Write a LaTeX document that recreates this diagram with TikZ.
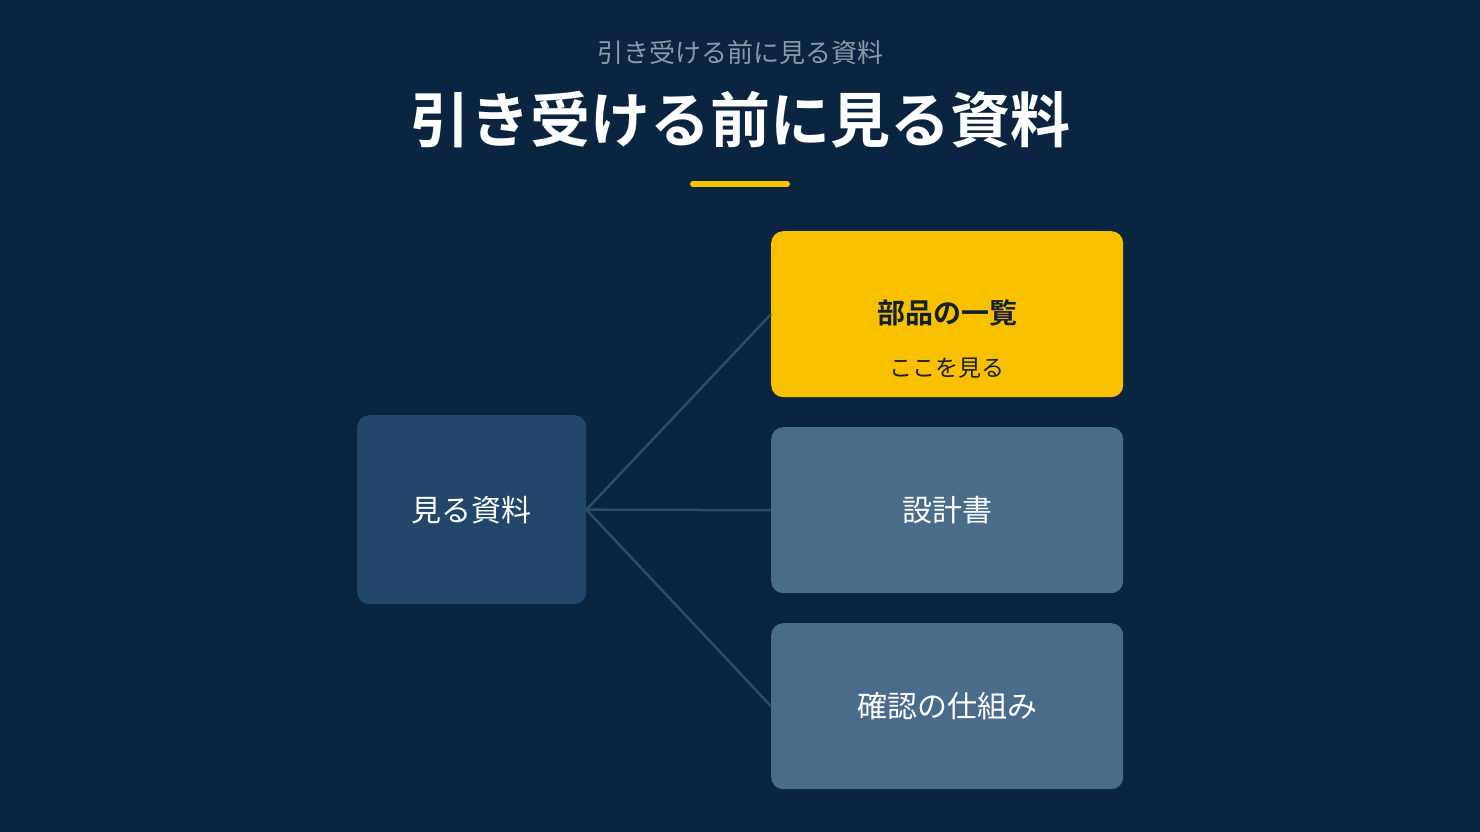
\documentclass[tikz,border=0pt]{standalone}
\usepackage{fontspec}
\newfontfamily\cjk{Noto Sans CJK JP}
\newfontfamily\cjkb{Noto Sans CJK JP Bold}
\definecolor{bg}{HTML}{0B2440}
\definecolor{leftc}{HTML}{23476A}
\definecolor{rightc}{HTML}{4A6B8A}
\definecolor{yel}{HTML}{F9C000}
\definecolor{linec}{HTML}{2B4C6E}
\definecolor{subc}{HTML}{8C99A8}
\definecolor{dark}{HTML}{14202E}
\begin{document}
\begin{tikzpicture}[x=1pt,y=1pt,
  box/.style={rounded corners=12pt,inner sep=0pt,anchor=north west},
  conn/.style={draw=linec,line width=2.5pt}]
\useasboundingbox (0,0) rectangle (1480,832);
\fill[bg] (0,0) rectangle (1480,832);
\node[text=subc,font=\cjk\fontsize{26}{30}\selectfont] (sub) at (740,779) {引き受ける前に見る資料};
\node[text=white,font=\cjkb\fontsize{60}{68}\selectfont] (title) at (740,712) {引き受ける前に見る資料};
\draw[yel,line width=6pt,line cap=round] (693,648) -- (787,648);
\node[box,fill=leftc,minimum width=229pt,minimum height=189pt] (L) at (357,417) {};
\node[box,fill=yel,minimum width=352pt,minimum height=166pt] (A) at (771,601) {};
\node[box,fill=rightc,minimum width=352pt,minimum height=166pt] (B) at (771,405) {};
\node[box,fill=rightc,minimum width=352pt,minimum height=166pt] (C) at (771,209) {};
\draw[conn] (L.east) -- (A.west);
\draw[conn] (L.east) -- (B.west);
\draw[conn] (L.east) -- (C.west);
\node[text=white,font=\cjk\fontsize{30}{34}\selectfont] at (L.center) {見る資料};
\node[text=dark,font=\cjkb\fontsize{28}{32}\selectfont] (a1) at (947,519) {部品の一覧};
\node[text=dark,font=\cjk\fontsize{23}{27}\selectfont] (a2) at (947,464) {ここを見る};
\node[text=white,font=\cjk\fontsize{30}{34}\selectfont] at (B.center) {設計書};
\node[text=white,font=\cjk\fontsize{30}{34}\selectfont] at (C.center) {確認の仕組み};
\end{tikzpicture}
\end{document}
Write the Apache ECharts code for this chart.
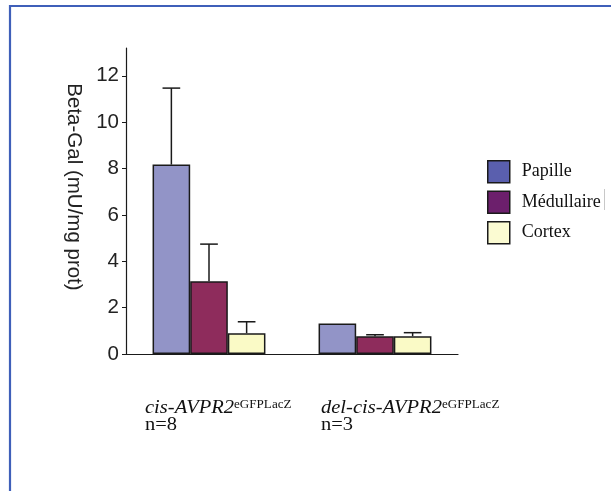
<!DOCTYPE html>
<html><head><meta charset="utf-8">
<script src="https://cdn.jsdelivr.net/npm/echarts@6/dist/echarts.min.js"></script>
<style>html,body{margin:0;padding:0;background:#fff}#c{width:611px;height:491px}</style>
</head><body><div id="c"></div>
<script>
// ---- data ----
const categories = ['cis', 'del'];
const categoryMain = ['cis-AVPR2', 'del-cis-AVPR2'];
const categorySup = ['eGFPLacZ', 'eGFPLacZ'];
const categoryN = ['n=8', 'n=3'];
const seriesNames = ['Papille', 'Médullaire', 'Cortex'];
const papille = [8.17, 1.32];
const papilleErr = [3.30, 0];
const medullaire = [3.14, 0.77];
const medullaireErr = [1.60, 0.06];
const cortex = [0.90, 0.77];
const cortexErr = [0.49, 0.15];
const yTicks = [0, 2, 4, 6, 8, 10, 12];
const yTitle = 'Beta-Gal (mU/mg prot)';

// ---- style ----
const barColors = ['#9294c7', '#8e2c5c', '#fafac6'];
const legendColors = ['#5a5fae', '#6c1f6c', '#fbfbd2'];
const GAP = 0.32;
const ink = '#1a1a1a';

const chart = echarts.init(document.getElementById('c'), null, {renderer: 'canvas'});

function errSeries(idx, vals, errs) {
  return {
    type: 'custom', name: seriesNames[idx] + ' err', silent: true, z: 5,
    data: vals.map((v, i) => [i, v, v + errs[i]]),
    encode: {x: 0, y: 1},
    renderItem(params, api) {
      const i = api.value(0), lo = api.value(1), hi = api.value(2);
      if (hi - lo <= 0) return null;
      const catW = api.size([1, 0])[0];
      const barW = catW * (1 - GAP) / 3;
      const c = api.coord([i, lo]);
      const t = api.coord([i, hi]);
      const x = c[0] + (idx - 1) * barW;
      const cap = barW * 0.47;
      return {type: 'group', children: [
        {type: 'line', shape: {x1: x, y1: c[1], x2: x, y2: t[1]}, style: {stroke: ink, lineWidth: 1.5}},
        {type: 'line', shape: {x1: x - cap / 2, y1: t[1], x2: x + cap / 2, y2: t[1]}, style: {stroke: ink, lineWidth: 1.5}}
      ]};
    }
  };
}

const values = [papille, medullaire, cortex];
const errs = [papilleErr, medullaireErr, cortexErr];

const option = {
  animation: false,
  backgroundColor: '#fff',
  grid: {left: 126, top: 48, width: 332, height: 306, containLabel: false},
  legend: {
    orient: 'vertical', left: 487, top: 160, padding: 0, itemWidth: 22, itemHeight: 22, itemGap: 7,
    icon: 'rect', selectedMode: false,
    textStyle: {fontFamily: 'Liberation Serif', fontSize: 18, color: '#111', padding: [0, 0, 0, 7]},
    data: seriesNames.map((n, i) => ({name: n, itemStyle: {color: legendColors[i], borderColor: ink, borderWidth: 1.5}}))
  },
  xAxis: {
    type: 'category', data: categories, boundaryGap: true,
    axisLine: {lineStyle: {color: ink, width: 1.2}},
    axisTick: {length: 3, lineStyle: {color: ink}},
    axisLabel: {show: false}
  },
  yAxis: {
    type: 'value', min: 0, max: 13.2, interval: 2,
    name: yTitle, nameLocation: 'middle', nameRotate: -90, nameGap: 42,
    nameTextStyle: {fontFamily: 'Liberation Sans', fontSize: 20.5, color: '#222', padding: [0, 28, 0, 0]},
    axisLine: {show: true, lineStyle: {color: ink, width: 1.2}},
    axisTick: {show: true, length: 4, lineStyle: {color: ink}, customValues: yTicks},
    axisLabel: {fontFamily: 'Liberation Sans', fontSize: 20.5, color: '#222', margin: 7, customValues: yTicks},
    splitLine: {show: false}
  },
  series: [
    ...values.map((v, i) => ({
      type: 'bar', name: seriesNames[i], data: v, barGap: '0%', barCategoryGap: (GAP * 100) + '%',
      itemStyle: {color: barColors[i], borderColor: ink, borderWidth: 1.5}
    })),
    ...values.map((v, i) => errSeries(i, v, errs[i]))
  ],
  graphic: [
    {type: 'polyline', id: 'frame', silent: true, shape: {points: [[10, 491], [10, 6], [611, 6]]},
     style: {stroke: '#3f5fb9', lineWidth: 2.2, fill: null}},
    {type: 'line', id: 'artifact', silent: true, shape: {x1: 604.5, y1: 189, x2: 604.5, y2: 210},
     style: {stroke: '#c8c8c8', lineWidth: 1}}
  ]
};
chart.setOption(option);

const labelOffsets = [-64, -54];
const py0 = chart.convertToPixel({yAxisIndex: 0}, 0);
const labelGraphics = categories.map((c, i) => {
  const px = chart.convertToPixel({xAxisIndex: 0}, c);
  return {
    type: 'text', id: 'xl' + i, silent: true, x: px + labelOffsets[i], y: py0 + 45,
    scaleX: 1.14, scaleY: 1,
    style: {
      text: '{m|' + categoryMain[i] + '}{s|' + categorySup[i] + '}\n{n|' + categoryN[i] + '}',
      align: 'left', verticalAlign: 'top', textAlign: 'left', textVerticalAlign: 'top',
      fill: '#111', fontFamily: 'Liberation Serif', fontSize: 18,
      rich: {
        m: {fontFamily: 'Liberation Serif', fontStyle: 'italic', fontSize: 18, lineHeight: 19, fill: '#111', color: '#111'},
        s: {fontFamily: 'Liberation Serif', fontSize: 11.5, lineHeight: 11, verticalAlign: 'top', fill: '#111', color: '#111'},
        n: {fontFamily: 'Liberation Serif', fontSize: 18, lineHeight: 14, fill: '#111', color: '#111'}
      }
    }
  };
});
chart.setOption({graphic: labelGraphics});
</script></body></html>
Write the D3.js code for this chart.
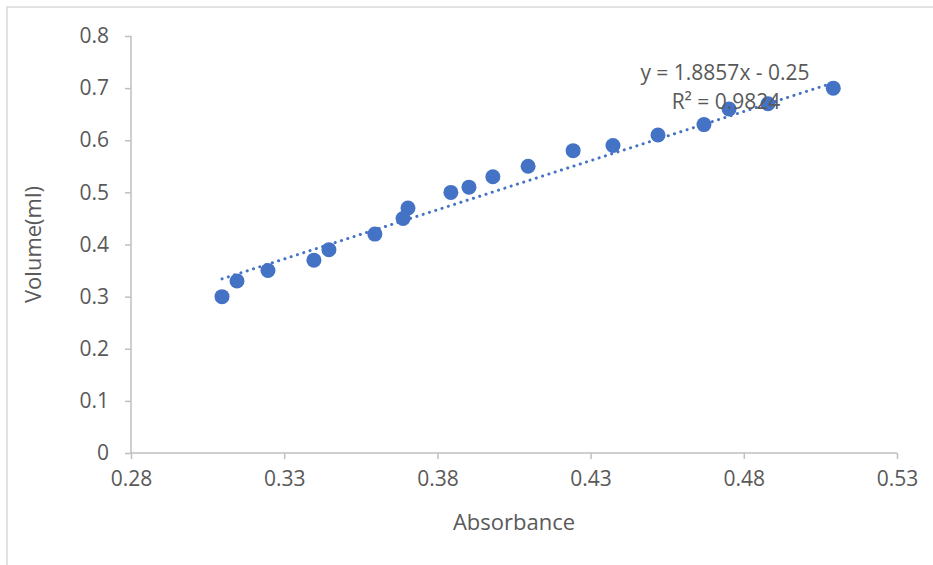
<!DOCTYPE html>
<html>
<head>
    <meta charset="utf-8">
    <title>Volume vs Absorbance</title>
    <script src="https://d3js.org/d3.v7.min.js"></script>
    <style>
        body { margin: 0; background: #fff; }
        text { font-family: "Open Sans", sans-serif; fill: #595959; }
        .axis path, .axis line { stroke: #bfbfbf; stroke-width: 1.5; }
        .axis text { font-size: 21px; fill: #595959; }
    </style>
</head>
<body>
    <script>
        // data
        var absorbance = [0.3097, 0.3146, 0.3247, 0.3397, 0.3446, 0.3596, 0.3688, 0.3704, 0.3844, 0.3903,
                          0.3981, 0.4096, 0.4243, 0.4373, 0.452, 0.467, 0.4752, 0.4879, 0.5092];
        var volume = [0.30, 0.33, 0.35, 0.37, 0.39, 0.42, 0.45, 0.47, 0.50, 0.51,
                      0.53, 0.55, 0.58, 0.59, 0.61, 0.63, 0.66, 0.67, 0.70];
        var xTicks = [0.28, 0.33, 0.38, 0.43, 0.48, 0.53];
        var yTicks = [0, 0.1, 0.2, 0.3, 0.4, 0.5, 0.6, 0.7, 0.8];
        var slope = 1.8857, intercept = -0.25;
        var eqLabel = "y = 1.8857x - 0.25";
        var r2Label = "R² = 0.9824";

        var width = 933, height = 565;
        var margin = {left: 131, right: 36, top: 36, bottom: 112};

        var svg = d3.select("body").append("svg")
            .attr("width", width)
            .attr("height", height);

        // chart frame (right and bottom edges cropped off)
        svg.append("rect")
            .attr("x", 7).attr("y", 7)
            .attr("width", width + 20).attr("height", height + 20)
            .attr("fill", "none")
            .attr("stroke", "#d9d9d9")
            .attr("stroke-width", 1.5);

        var x = d3.scaleLinear()
            .domain([0.28, 0.53])
            .range([margin.left, width - margin.right]);

        var y = d3.scaleLinear()
            .domain([0, 0.8])
            .range([height - margin.bottom, margin.top]);

        var xAxis = d3.axisBottom(x)
            .tickValues(xTicks)
            .tickFormat(d3.format(".2f"))
            .tickSizeInner(6).tickSizeOuter(6).tickPadding(12);

        var yAxis = d3.axisLeft(y)
            .tickValues(yTicks)
            .tickFormat(function(d) { return d === 0 ? "0" : d3.format(".1f")(d); })
            .tickSizeInner(6).tickSizeOuter(6).tickPadding(16);

        svg.append("g")
            .attr("class", "axis")
            .attr("transform", "translate(0," + y(0) + ")")
            .call(xAxis);

        svg.append("g")
            .attr("class", "axis")
            .attr("transform", "translate(" + x(0.28) + ",0)")
            .call(yAxis);

        svg.selectAll(".axis .domain").remove();
        svg.append("line")
            .attr("x1", x(0.28)).attr("x2", x(0.53))
            .attr("y1", y(0)).attr("y2", y(0))
            .attr("stroke", "#bfbfbf").attr("stroke-width", 1.5);
        svg.append("line")
            .attr("x1", x(0.28)).attr("x2", x(0.28))
            .attr("y1", y(0)).attr("y2", y(0.8))
            .attr("stroke", "#bfbfbf").attr("stroke-width", 1.5);

        // axis titles
        svg.append("text")
            .attr("x", (x(0.28) + x(0.53)) / 2)
            .attr("y", 530)
            .attr("text-anchor", "middle")
            .style("font-size", "22px")
            .text("Absorbance");

        svg.append("text")
            .attr("transform", "translate(41," + ((y(0) + y(0.8)) / 2) + ") rotate(-90)")
            .attr("text-anchor", "middle")
            .style("font-size", "22px")
            .text("Volume(ml)");

        // linear trendline (dotted)
        var xMin = d3.min(absorbance), xMax = d3.max(absorbance);
        svg.append("line")
            .attr("x1", x(xMin)).attr("y1", y(slope * xMin + intercept))
            .attr("x2", x(xMax)).attr("y2", y(slope * xMax + intercept))
            .attr("stroke", "#4472c4")
            .attr("stroke-width", 3)
            .attr("stroke-linecap", "round")
            .attr("stroke-dasharray", "0.1 6.5");

        // points
        svg.selectAll("circle.pt")
            .data(absorbance)
            .enter().append("circle")
            .attr("class", "pt")
            .attr("cx", function(d) { return x(d); })
            .attr("cy", function(d, i) { return y(volume[i]); })
            .attr("r", 7.5)
            .attr("fill", "#4472c4");

        // equation label
        svg.append("text")
            .attr("x", 725).attr("y", 80)
            .attr("text-anchor", "middle")
            .style("font-size", "21px")
            .text(eqLabel);
        svg.append("text")
            .attr("x", 726).attr("y", 109)
            .attr("text-anchor", "middle")
            .style("font-size", "21px")
            .text(r2Label);
    </script>
</body>
</html>
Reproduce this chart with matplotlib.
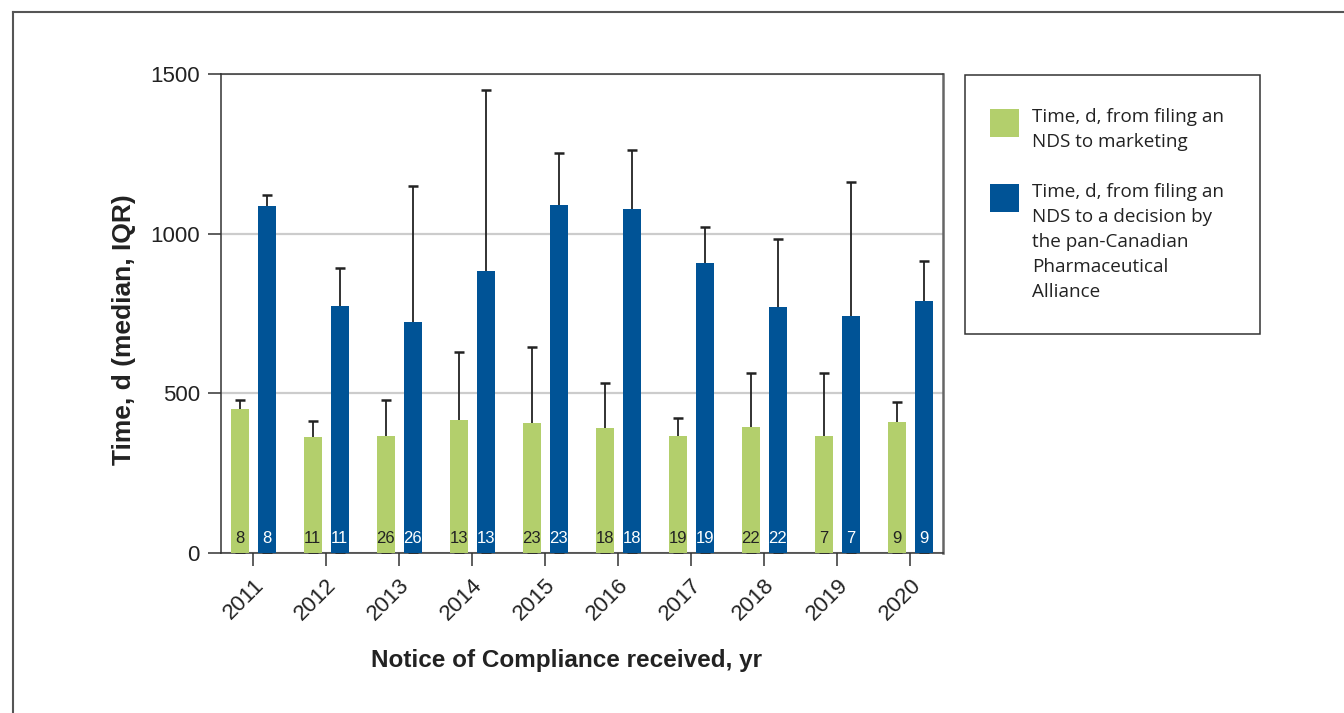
import numpy as np
import matplotlib
matplotlib.use("Agg")
from matplotlib import pyplot as plt
from matplotlib.patches import Rectangle
from matplotlib.lines import Line2D
from matplotlib.transforms import ScaledTranslation

plt.rcParams['font.family'] = ['Liberation Sans', 'DejaVu Sans']

# 中位数与上四分位数（天）
years = ["2011", "2012", "2013", "2014", "2015", "2016", "2017", "2018", "2019", "2020"]
n_drugs = [8, 11, 26, 13, 23, 18, 19, 22, 7, 9]
market_median = [450, 362, 367, 416, 407, 391, 365, 395, 365, 411]
market_q3 = [480, 413, 478, 629, 645, 532, 423, 563, 565, 473]
pcpa_median = [1087, 773, 723, 883, 1089, 1076, 907, 771, 742, 789]
pcpa_q3 = [1122, 893, 1149, 1450, 1254, 1263, 1020, 983, 1162, 915]

labels = ["Time, d, from filing an\nNDS to marketing",
          "Time, d, from filing an\nNDS to a decision by\nthe pan-Canadian\nPharmaceutical\nAlliance"]
green = "#b3cf6c"
blue = "#005396"

W, H = 1344, 713
fig = plt.figure(figsize=(W / 100, H / 100), dpi=100)
ax = fig.add_axes([221 / W, 1 - 553 / H, (943 - 221) / W, (553 - 74) / H])

x = np.arange(len(years))
w = 0.247
off = 0.185

for xs, med, q3, col in [(x - off, market_median, market_q3, green),
                         (x + off, pcpa_median, pcpa_q3, blue)]:
    med = np.array(med)
    q3 = np.array(q3)
    ax.bar(xs, med, width=w, color=col, zorder=3)
    # 误差线从0画起，被柱子盖住，只露出上半段
    ax.errorbar(xs, med, yerr=[med, q3 - med], fmt="none", ecolor="#222222",
                elinewidth=1.3, capsize=3.6, capthick=1.8, zorder=2)

# 柱底的样本数
tr = ax.get_xaxis_transform()
for i, n in enumerate(n_drugs):
    ax.text(x[i] - off, 0.031, str(n), transform=tr, ha="center", va="center",
            fontsize=12, color="#222222", zorder=4)
    ax.text(x[i] + off, 0.031, str(n), transform=tr, ha="center", va="center",
            fontsize=12, color="white", zorder=4)

ax.set_xlim(-0.44, 9.45)
ax.set_ylim(0, 1500)
ax.set_yticks([0, 500, 1000, 1500])
ax.set_xticks(x)
ax.set_xticklabels(years, rotation=45, ha="right", va="top", rotation_mode="anchor")
for lbl in ax.get_xticklabels():
    lbl.set_transform(lbl.get_transform() + ScaledTranslation(7 / 100, 0, fig.dpi_scale_trans))
ax.tick_params(axis="both", length=9.4, width=1.1, color="#333333",
               labelsize=16, labelcolor="#222222")
ax.tick_params(axis="y", pad=5.8)
ax.tick_params(axis="x", pad=6.5)
ax.yaxis.grid(True, color="#cccccc", linewidth=1.6, zorder=0)
ax.set_axisbelow(True)
for s in ax.spines.values():
    s.set_color("#333333")
    s.set_linewidth(1.1)
ax.spines["right"].set_color("#666666")
ax.spines["right"].set_linewidth(1.8)

ax.set_ylabel("Time, d (median, IQR)", fontsize=19, fontweight="bold", color="#222222")
ax.yaxis.set_label_coords(-0.118, 0.466)
ax.set_xlabel("Notice of Compliance received, yr", fontsize=17.5, fontweight="bold", color="#222222")
ax.xaxis.set_label_coords(0.479, -0.2)

# 图例框
fig.add_artist(Rectangle((965 / W, 1 - 334 / H), 295 / W, 259 / H, transform=fig.transFigure,
                         facecolor="none", edgecolor="#333333", linewidth=1.1))
for top, col, lab in [(109, green, labels[0]), (184, blue, labels[1])]:
    fig.add_artist(Rectangle((990 / W, 1 - (top + 28) / H), 29 / W, 28 / H,
                             transform=fig.transFigure, facecolor=col, edgecolor="none"))
    fig.text(1032 / W, 1 - (top - 1) / H, lab, ha="left", va="top", fontsize=13.6,
             family=["Open Sans", "DejaVu Sans"], color="#222222", linespacing=1.5)

# 外框
fig.add_artist(Line2D([13 / W, 13 / W], [0, 1 - 12 / H], transform=fig.transFigure,
                      color="#555555", linewidth=1.5))
fig.add_artist(Line2D([13 / W, 1], [1 - 12 / H, 1 - 12 / H], transform=fig.transFigure,
                      color="#555555", linewidth=1.5))

fig.savefig("out.png", dpi=100)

Written exercise = Only the lines from the one containing "Reproduce this chart with matplotlib." down to the one containing "plt.rcParams['font.family'] = ['Liberation" should be copied, exactly and with both ends kept. Drop the pictures.

Answer for this exercise =
Reproduce this chart with matplotlib.
import numpy as np
import matplotlib
matplotlib.use("Agg")
from matplotlib import pyplot as plt
from matplotlib.patches import Rectangle
from matplotlib.lines import Line2D
from matplotlib.transforms import ScaledTranslation

plt.rcParams['font.family'] = ['Liberation Sans', 'DejaVu Sans']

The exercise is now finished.